All the brothers and sisters were gifted with a high degree of native intelligence, the sisters in particular were smarter than the brothers, and the brightest was Kuni, immediately elder to Kuna. Their father was a humble employee of the state transport department.
Although his salary was not enough, the produce from the land which he had outsourced supplemented his monthly salary. Life had been sailing smoothly for the family until a pall of gloom descended when their father passed away prematurely. The family was rudderless, which affected Kuna’s education adversely.
With his father’s monthly salary gone and with irregular monthly pension, Kuna at a tender age started farming the land instead of giving it for share cropping. As his sisters stayed back in the nearby district town for their college education, Kuna stayed in his ancestral home and looked after his widowed mother.

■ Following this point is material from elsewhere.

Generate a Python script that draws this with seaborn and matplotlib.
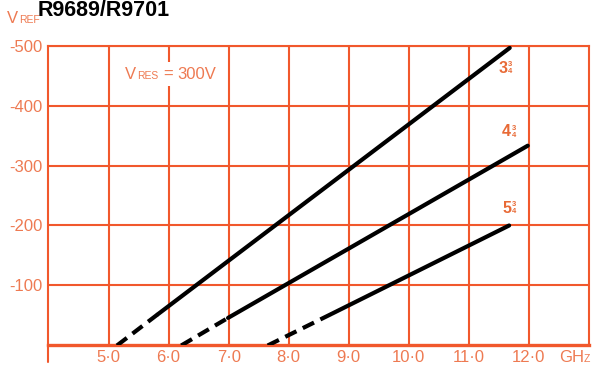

The mother and son ensured that the sisters’ education faced no impediment. As a teenager, when boys of his age indulged in boisterous pastimes, Kuna started shouldering heavy responsibilities like arranging finances for higher education of his sisters and getting them married. It was a gargantuan task.
The strong-willed Kuna did it with rock-like determination and firm resolve. While he himself didn’t have the benefit of an education, he left no stone unturned for the education of his sisters. His efforts and his mother’s deeds bore fruit when Kuni, his elder sister, passed her M.Sc degree with flying colours from the top university in the state and was selected for a Ph.D with a notable fellowship in a premier university in Delhi, where subsequently she was appointed as a lecturer in a prestigious college.
Coming from a humble background fighting all odds, it was like a dream come true for Kuni when she started taking classes. It was as much the triumph of her dogged determination as it was India’s democratic ethos of providing a level playing field and equal opportunities.
Kuna’s other sisters in the meanwhile raised families, built fancy houses in town, bought cars, sent their children to good schools and colleges.
Kuna, however, remained the same, living in the thatched house without electric light and looking after his mother. He has no regret about anything, remains happy and contented. He would spurn any overture for help from others, while religiously discharging his social and familial obligations.
All the family members along with their children would congregate on occasions such as death anniversaries of his father and of his mother who had by then passed away or during Durga Puja. Kuna would enjoy the family reunion with a sense of fulfillment.